Joint Message-Passing-Based Bidirectional Channel Estimation and Equalization With Superimposed Training for Underwater Acoustic Communications

Acquiring accurate channel state information and mitigating severe intersymbol interference are challenging for underwater acoustic communications with moving transceivers due to the rapid changes of the underwater acoustic channels. In this work, we address the issue using a superimposed training (ST) scheme with a powerful channel estimation method. Different from the conventional time-multiplexed training, training sequences with a small power are superimposed with symbol sequences. The training signals are transmitted over all time, leading to enhanced tracking capability to deal with time-varying channels at the cost of only a small power loss.

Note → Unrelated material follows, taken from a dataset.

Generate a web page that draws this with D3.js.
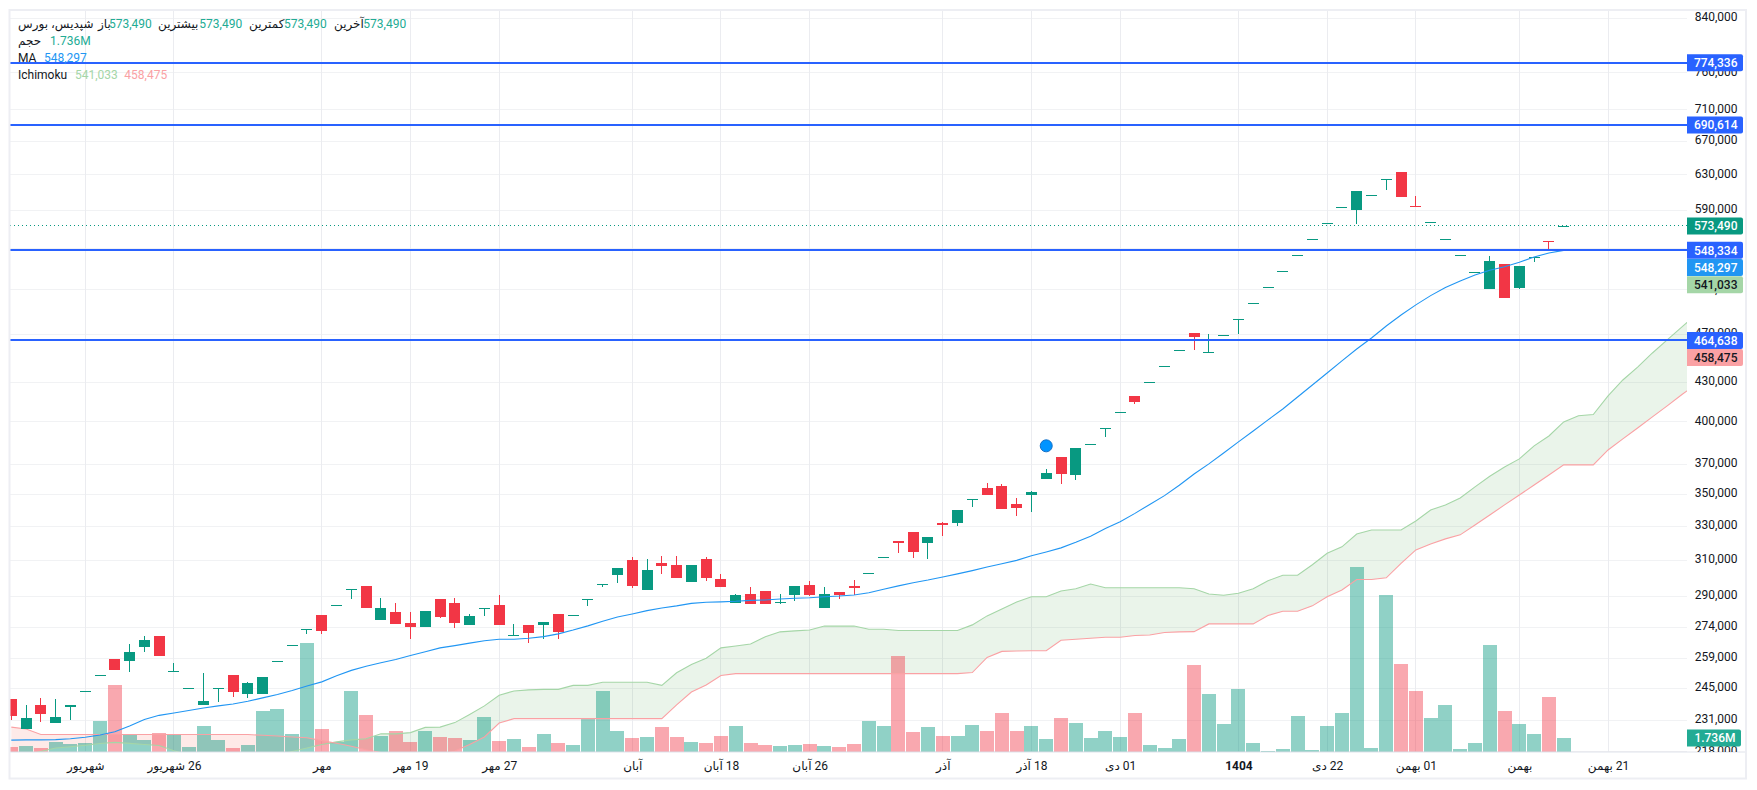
<!DOCTYPE html>
<html><head><meta charset="utf-8">
<script src="https://cdn.jsdelivr.net/npm/d3@7/dist/d3.min.js"></script>
<style>
html,body{margin:0;padding:0;background:#fff;overflow:hidden}
svg{display:block}
text{font-family:Roboto,"Noto Sans","DejaVu Sans",sans-serif}
</style></head><body><svg id="c" width="1757" height="790"></svg>
<script>
const opens=[240200,227300,237600,229800,236700,243600,251000,258600,257600,264400,
269800,252800,245000,237600,245000,251100,242400,242400,257500,265200,
273100,280400,285400,294000,295800,277800,282000,276300,274200,288700,
286600,275300,283900,285600,270100,275300,275300,280900,280300,288600,
296900,301800,310200,293600,308500,307400,297900,310800,299600,286600,
291400,293100,287000,290900,296300,284000,292500,295800,302800,311800,
321300,326600,320100,332100,332100,346900,354200,355500,343900,349600,
360100,375000,362700,383800,395300,407100,419500,430200,443000,456200,
471000,454600,469300,483000,497500,512400,527600,543400,559600,576400,
593600,590600,606900,624900,633400,594900,577500,559600,543400,526600,
510700,534600,511700,541400,557700,573490];
const highs=[240200,237600,240700,240200,237600,243600,251000,258600,265800,269800,
269800,256700,245000,252000,245000,251100,247900,250200,257500,265200,
273100,280400,285400,294000,295800,289200,286600,282000,282500,288700,
289200,280900,283900,290900,275800,275300,276800,280900,280300,288600,
296900,305700,312000,310800,312600,312600,307400,312000,302400,291400,
295300,293100,291400,295800,298500,295300,292500,299000,302800,311800,
321300,326600,323700,332700,340100,346900,357400,356800,347700,352200,
366800,375000,381200,383800,395300,407100,419500,430200,443000,456200,
471000,470100,469300,483000,497500,512400,527600,543400,559600,576400,
593600,611700,606900,624900,633400,606100,577500,559600,543400,526600,
542700,534600,532800,541400,557700,573490];
const lows=[231100,227300,230300,229800,231100,243600,251000,253400,252500,261900,
260000,252800,245000,237600,238900,241100,240700,242400,257500,265200,
270800,270800,285400,288700,284000,277800,275800,268300,274200,278800,
273700,275300,279900,275300,270100,266300,268300,268300,280300,285100,
295300,297400,294700,293600,302400,300100,297900,298500,295300,286600,
286100,286100,286100,287700,290300,284000,288700,290900,302800,311800,
314300,311400,310800,324300,330200,342000,349600,340700,336400,338900,
360100,356800,359400,383800,389000,407100,413400,430200,443000,456200,
456500,454600,469300,470100,497500,512400,527600,543400,559600,576400,
593600,575600,606900,612800,605000,594500,577500,559600,543400,526600,
510700,502300,510700,536700,549700,573490];
const closes=[232800,232000,233700,232400,237600,243600,251000,253400,261900,267800,
260000,252800,245000,239400,245000,243300,247400,250200,257500,265200,
273100,272200,285400,294000,284000,284000,275800,274200,282500,279300,
276300,279900,283900,275300,270100,271200,276800,271700,280300,288600,
296900,305700,295800,304600,306800,300100,307400,300100,295300,290900,
286100,286100,287000,295800,290900,291400,290900,294700,302800,311800,
320100,314800,323700,330800,340100,346900,349600,340700,341400,351600,
364100,363400,381200,383800,395300,407100,414900,430200,443000,456200,
467600,454600,469300,483000,497500,512400,527600,543400,559600,576400,
593600,611700,606900,624900,605000,594500,577500,559600,543400,526600,
537700,502300,532800,541400,557300,573490];
const volumes=[.62,.74,.45,1.24,.99,1.12,3.84,8.30,2.15,1.49,
2.35,2.23,.62,3.22,1.49,.50,.87,5.08,5.33,2.23,
13.5,2.85,1.24,7.56,4.58,1.98,2.60,1.24,2.60,1.86,
1.73,1.49,4.34,1.36,1.61,.62,2.23,1.12,.87,4.21,
7.56,2.60,1.73,1.86,3.10,1.86,1.24,1.12,1.98,3.22,
1.12,.87,.74,.87,.99,.74,.62,.99,3.84,3.22,
11.9,2.48,3.10,1.98,1.98,3.35,2.60,4.83,2.60,3.22,
1.61,4.21,3.59,1.73,2.60,1.86,4.83,.87,.50,1.61,
10.78,7.19,3.47,7.81,1.12,.12,.37,4.46,.25,3.22,
4.83,22.9,.50,19.45,10.9,7.56,4.21,5.82,.37,1.12,
13.26,5.08,3.47,2.23,6.81,1.736];
const maLine=[222700,222800,222800,222900,223300,223900,224800,226200,228600,231300,
233100,234100,235200,236300,237200,238000,239200,240700,242200,244000,
246000,247900,250700,253200,255100,256800,258300,260200,262000,263900,
265000,266200,267400,268100,268100,268600,269400,270800,272700,274800,
277100,279300,280900,282600,284000,285100,286400,287000,287200,287500,
288000,288200,288700,289100,289400,289900,290300,290900,292100,294000,
295800,297500,299000,300700,302400,304200,306200,308100,310000,312600,
314800,317200,320500,324100,328700,332800,338000,343600,349200,355900,
363400,370200,377700,385500,393300,401400,409500,418700,428000,437600,
447400,457300,466700,477100,486900,496000,504500,512000,518300,524100,
528600,532100,536400,541700,545700,548297];
const spanA=[216700,216700,218100,219500,220000,220600,221300,221800,221400,220900,
220500,218400,216700,216700,216700,216700,216700,216700,216700,218100,
219500,220900,222000,222800,223300,225300,225300,225800,228000,228100,
230000,233500,237200,241900,243800,244300,244500,244500,246300,246300,
247700,247700,247700,247700,246300,252100,256000,258900,263900,264800,
265800,269400,271800,272300,272700,274700,274700,274700,273100,273100,
272500,272500,272500,272500,272500,275300,279900,283500,287200,289900,
289900,293000,294200,296800,294800,294800,294800,294800,294800,294800,
294200,291400,290700,291800,294200,298600,301600,301600,307500,314100,
317800,325400,327800,327800,327800,333300,340100,343300,347700,354900,
361900,368100,373600,382700,389700,399900,404500,405400,419500,432000,
442400,454000,465000,476300,487800];
const spanB=[228100,227300,225000,225000,225000,225000,225000,225000,225000,225000,
225000,225000,225000,225000,225000,225000,225000,224700,224400,224000,
223700,222500,221400,220200,218800,217700,216700,216700,216700,216700,
218300,220900,224000,229800,231700,231700,231700,231700,231700,231700,
231700,231700,231700,231700,231700,237600,243300,246500,250800,251700,
251700,251700,251700,251700,251700,251700,251700,251700,251700,251700,
251700,251700,251700,251700,251700,252200,259300,262200,262400,262500,
262500,267600,268100,268600,269100,269100,270000,270200,271500,271800,
271900,275800,275800,275800,275800,280100,282300,282300,285100,289900,
293600,299300,299300,300200,308300,316000,319500,322500,324900,330800,
337000,343300,349600,356100,362700,369500,369500,369500,379800,387600,
395500,403600,411900,420600,428900];
const priceTicks=[840000,760000,710000,670000,630000,590000,550000,510000,470000,430000,400000,370000,350000,330000,310000,290000,274000,259000,245000,231000,218000];
const timeTickIdx=[5,11,21,27,33,42,48,54,63,69,75,83,89,95,102,108];
const timeTickLabels=["شهریور","26 شهریور","مهر","19 مهر","27 مهر","آبان","18 آبان","26 آبان","آذر","18 آذر","01 دی","1404","22 دی","01 بهمن","بهمن","21 بهمن"];
const levelPrices=[774336,690614,548334,464638];
const lastPrice=573490;
const lastVolume=1.736;
const maLast=548297, spanALast=541033, spanBLast=458475;
const markerIdx=[70], markerPrice=[382700];

const L=10,R=1687,T=10.5,B=752,F=1745.5,FB=778;
const C={teal:"#089981",red:"#F23645",blue:"#2962FF",ma:"#2196F3",a:"#A5D6A7",b:"#FAA1A4",vt:"#22AB94",txt:"#131722"};
const svg=d3.select("#c");
const x=d3.scaleLinear().domain([0,105]).range([11.3,1563.7]);
const y=d3.scaleLog().domain([840000,218700]).range([18.5,750]);
const yv=d3.scaleLinear().domain([0,lastVolume]).range([B,738]);
const defs=svg.append("defs");
defs.append("clipPath").attr("id","plot").append("rect").attr("x",L).attr("y",T).attr("width",R-L).attr("height",B-T);
defs.append("clipPath").attr("id","pa").append("rect").attr("x",R).attr("y",T).attr("width",F-R).attr("height",B-T);

// grid
const grid=svg.append("g").attr("stroke-width",1).attr("shape-rendering","crispEdges");
grid.selectAll(".h").data(priceTicks).join("line").attr("stroke","#F1F2F4").attr("x1",L).attr("x2",R).attr("y1",d=>y(d)).attr("y2",d=>y(d));
grid.selectAll(".v").data(timeTickIdx).join("line").attr("stroke","#EBECF0").attr("y1",T).attr("y2",B).attr("x1",d=>x(d)).attr("x2",d=>x(d));

const plot=svg.append("g").attr("clip-path","url(#plot)");
// cloud
const idx=d3.range(spanA.length);
plot.append("path").datum(idx).attr("fill","rgba(67,160,71,0.115)")
 .attr("d",d3.area().x(i=>x(i)).y0(i=>y(Math.min(spanA[i],spanB[i]))).y1(i=>y(spanA[i])));
plot.append("path").datum(idx).attr("fill","rgba(244,67,54,0.115)")
 .attr("d",d3.area().x(i=>x(i)).y0(i=>y(Math.min(spanA[i],spanB[i]))).y1(i=>y(spanB[i])));
// volume
const up=i=>closes[i]>=opens[i];
plot.selectAll(".vol").data(volumes).join("rect").attr("shape-rendering","crispEdges")
 .attr("x",(d,i)=>x(i)-7).attr("width",14).attr("y",d=>yv(d)).attr("height",d=>B-yv(d))
 .attr("fill",(d,i)=>up(i)?"rgba(8,153,129,0.45)":"rgba(242,54,69,0.43)");
// ichimoku lines
plot.append("path").datum(idx).attr("fill","none").attr("stroke",C.a).attr("stroke-width",1.1)
 .attr("d",d3.line().x(i=>x(i)).y(i=>y(spanA[i])));
plot.append("path").datum(idx).attr("fill","none").attr("stroke",C.b).attr("stroke-width",1.1)
 .attr("d",d3.line().x(i=>x(i)).y(i=>y(spanB[i])));
// candles
const cg=plot.append("g").attr("shape-rendering","crispEdges");
cg.selectAll(".w").data(d3.range(opens.length)).join("rect")
 .attr("x",i=>Math.floor(x(i))).attr("width",1)
 .attr("y",i=>y(highs[i])).attr("height",i=>y(lows[i])-y(highs[i]))
 .attr("fill",i=>up(i)?C.teal:C.red);
cg.selectAll(".b").data(d3.range(opens.length)).join("rect")
 .attr("x",i=>Math.round(x(i)-5.5)).attr("width",11)
 .attr("y",i=>Math.round(y(Math.max(opens[i],closes[i]))))
 .attr("height",i=>Math.max(1,Math.round(y(Math.min(opens[i],closes[i])))-Math.round(y(Math.max(opens[i],closes[i])))))
 .attr("fill",i=>up(i)?C.teal:C.red);
// MA
plot.append("path").datum(d3.range(maLine.length)).attr("fill","none").attr("stroke",C.ma).attr("stroke-width",1.1)
 .attr("d",d3.line().x(i=>x(i)).y(i=>y(maLine[i])));
// marker
plot.selectAll(".m").data(markerIdx).join("circle").attr("cx",d=>x(d)).attr("cy",(d,k)=>y(markerPrice[k])).attr("r",6)
 .attr("fill","#0094FF").attr("stroke","#1270C8").attr("stroke-width",1);
// last price dotted
svg.append("line").attr("x1",L).attr("x2",R).attr("y1",y(lastPrice)).attr("y2",y(lastPrice)).attr("shape-rendering","crispEdges")
 .attr("stroke",C.teal).attr("stroke-width",1).attr("stroke-dasharray","1 3");
// level lines
svg.selectAll(".lv").data(levelPrices).join("line").attr("x1",L).attr("x2",R).attr("y1",d=>y(d)).attr("y2",d=>y(d))
 .attr("stroke",C.blue).attr("stroke-width",2).attr("shape-rendering","crispEdges");

// frame
svg.append("line").attr("x1",L).attr("x2",F).attr("y1",B).attr("y2",B).attr("stroke","#E0E3EB").attr("stroke-width",1);
svg.append("rect").attr("x",L-0.5).attr("y",T-0.5).attr("width",F-L+1).attr("height",FB-T+1).attr("fill","none").attr("stroke","#EDEEF3").attr("stroke-width",2);

// axes
const yAxis=d3.axisRight(y).tickValues(priceTicks).tickFormat(d3.format(",")).tickSize(0);
const ya=svg.append("g").attr("clip-path","url(#pa)").append("g").attr("transform",`translate(${1737.5},-1.5)`).call(yAxis);
ya.select(".domain").remove();
ya.selectAll("text").attr("x",0).attr("text-anchor","end").attr("font-size",12).attr("fill",C.txt).attr("font-family","Roboto");
const xAxis=d3.axisBottom(x).tickValues(timeTickIdx).tickFormat((d,i)=>timeTickLabels[i]).tickSize(0);
const xa=svg.append("g").attr("transform",`translate(0,${B})`).call(xAxis);
xa.select(".domain").remove();
xa.selectAll("text").attr("y",9.3).attr("dy","0.71em").attr("font-size",12).attr("fill",C.txt)
 .attr("direction","rtl").style("direction","rtl").attr("unicode-bidi","plaintext")
 .attr("font-weight",(d,i)=>timeTickLabels[i]==="1404"?"700":"400").attr("font-family","Roboto, 'DejaVu Sans', sans-serif");

// price labels
function tag(cy,bg,fg,txt,w){
 const g=svg.append("g");
 const bw=w||56;
 g.append("path").attr("d",`M1687,${cy-8.5}h${bw-2}a2,2 0 0 1 2,2v13a2,2 0 0 1 -2,2h-${bw-2}z`).attr("fill",bg);
 g.append("text").attr("x",1737.5-(w?2:0)).attr("y",cy).attr("dy","0.36em").attr("text-anchor","end").attr("font-size",12).attr("font-weight",500).attr("fill",fg).text(txt);
}
const fmt=d3.format(",");
levelPrices.filter(d=>d!==464638&&d!==548334).forEach(d=>tag(y(d),C.blue,"#fff",fmt(d)));
tag(y(lastPrice),C.teal,"#fff",fmt(lastPrice));
tag(y(548334),C.blue,"#fff",fmt(548334));
tag(y(maLast)+17.2,C.ma,"#fff",fmt(maLast));
tag(y(maLast)+34.4,C.a,C.txt,fmt(spanALast));
tag(y(464638),C.blue,"#fff",fmt(464638));
tag(y(464638)+17,C.b,C.txt,fmt(spanBLast));
tag(yv(lastVolume),C.vt,"#fff",d3.format(".3f")(lastVolume)+"M",54);

// legend
const legend=[
 [18,24,"شپدیس، بورس",C.txt],[98,24,"باز",C.txt],[109,24,fmt(lastPrice),C.vt],[158,24,"بیشترین",C.txt],[199.3,24,fmt(lastPrice),C.vt],
 [249,24,"کمترین",C.txt],[284,24,fmt(lastPrice),C.vt],[334,24,"آخرین",C.txt],[363.3,24,fmt(lastPrice),C.vt],
 [18,41,"حجم",C.txt],[50,41,d3.format(".3f")(lastVolume)+"M",C.vt],
 [18,58,"MA",C.txt],[44,58,fmt(maLast),C.ma],
 [18,75,"Ichimoku",C.txt],[75,75,fmt(spanALast),C.a],[124.3,75,fmt(spanBLast),C.b]];
svg.append("g").selectAll("text").data(legend).join("text")
 .attr("x",d=>d[0]).attr("y",d=>d[1]).attr("dy","0.36em").attr("font-size",12).attr("fill",d=>d[3]).text(d=>d[2]);
</script></body></html>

To realize this, based on the belief propagation, we develop a message-passing-based bidirectional channel estimation (BCE) algorithm, where all messages are Gaussian, enabling efficient implementation. In particular, the channel correlations are fully exploited through a forward recursion and a backward recursion, thereby achieving accurate channel estimation. Moreover, the ST-based BCE is combined with channel equalization (in the frequency domain) and decoding, and they are performed jointly in an iterative manner to significantly enhance the overall system performance. Field experiments were carried out in Jiaozhou Bay in 2019, and the results verify the effectiveness of the proposed scheme and algorithm.